Recently, the Division of Financial Regulation (DFR) requested advice from the Department of Justice (DOJ) regarding common law employee requirements for group health plan purchases. This request was in response to concerns raised with DFR that insurers could apply the standard differently; for instance, allowing an employer to access the small group market simply by offering coverage to at least one eligible common law employee, where another insurer might requiring that the common law employee be enrolled in the group health plan.
DOJ’s advice concluded that under both the federal Employee Retirement Income Security Act (ERISA) and the Small Business Health Options Program (SHOP), if an employer purchases a plan with the intent to obtain coverage for the employee under the plan, the plan must have at least one common law employee enrolled as a participant. A participant is considered a common law employee if the employer has the authority to direct and control the manner in which the services are performed by the individual. DFR is bound to follow and apply this advice to insurance participants in the small group market.
As a result of this clarification, existing employer groups that do not have at least one common law employee enrolled in coverage — the affected groups — may lose eligibility to continue purchasing a group health benefit plan.
The requirement to have at least one common law employee enrolled in coverage applies “on the first day of the plan year.” Accordingly, carriers may not terminate an affected group in the middle of a plan year based solely on the absence of an enrolled common law employee.
However, at the time of an affected group’s renewal, an Oregon insurance carrier may require an affected group to demonstrate the existence of at least one enrolled employee at the start of the plan year. If the group is unable to do so, the insurance carrier may refuse to renew the affected group on a group health benefit plan. If the non-renewing carrier offers individual health benefit plans, the carrier must simultaneously offer each member of the affected group the opportunity to purchase any of the carrier’s individual health benefit plans.

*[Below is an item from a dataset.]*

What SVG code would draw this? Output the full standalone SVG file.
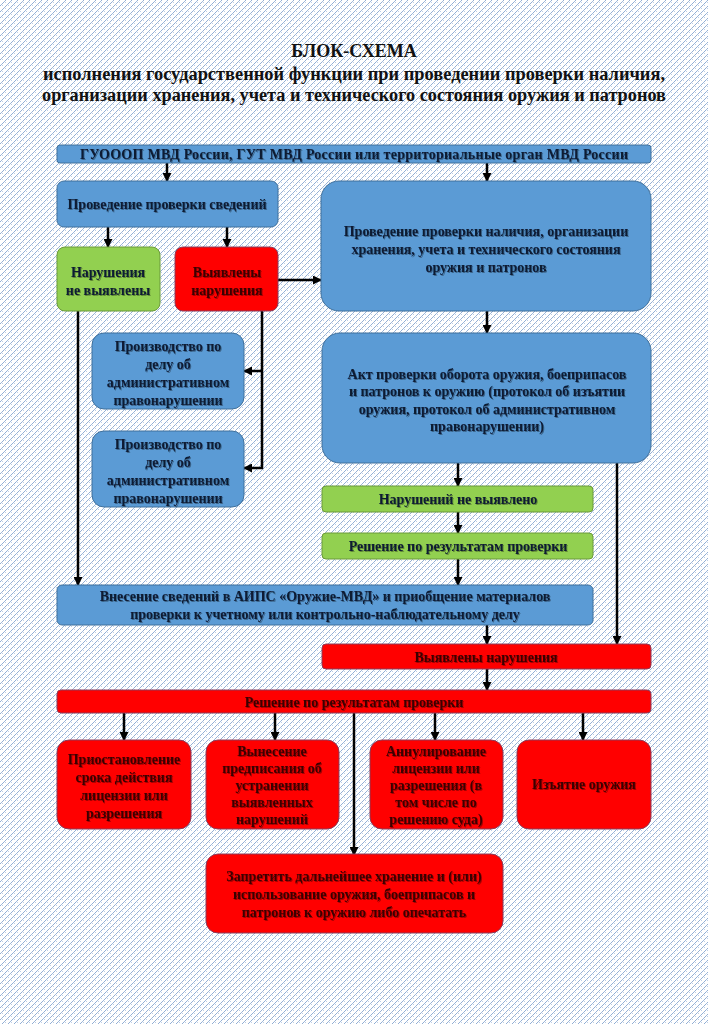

Any former members of an affected group that lose coverage in this scenario will qualify for a special enrollment period based on a loss of minimum essential coverage. Accordingly, all insurance carriers that offer Oregon individual health benefit plans must accept any former enrollee of an affected group who applies for individual coverage within 60 days of the non-renewal.
DFR expects that insurance carriers will implement the DOJ interpretation in a manner consistent with this guidance.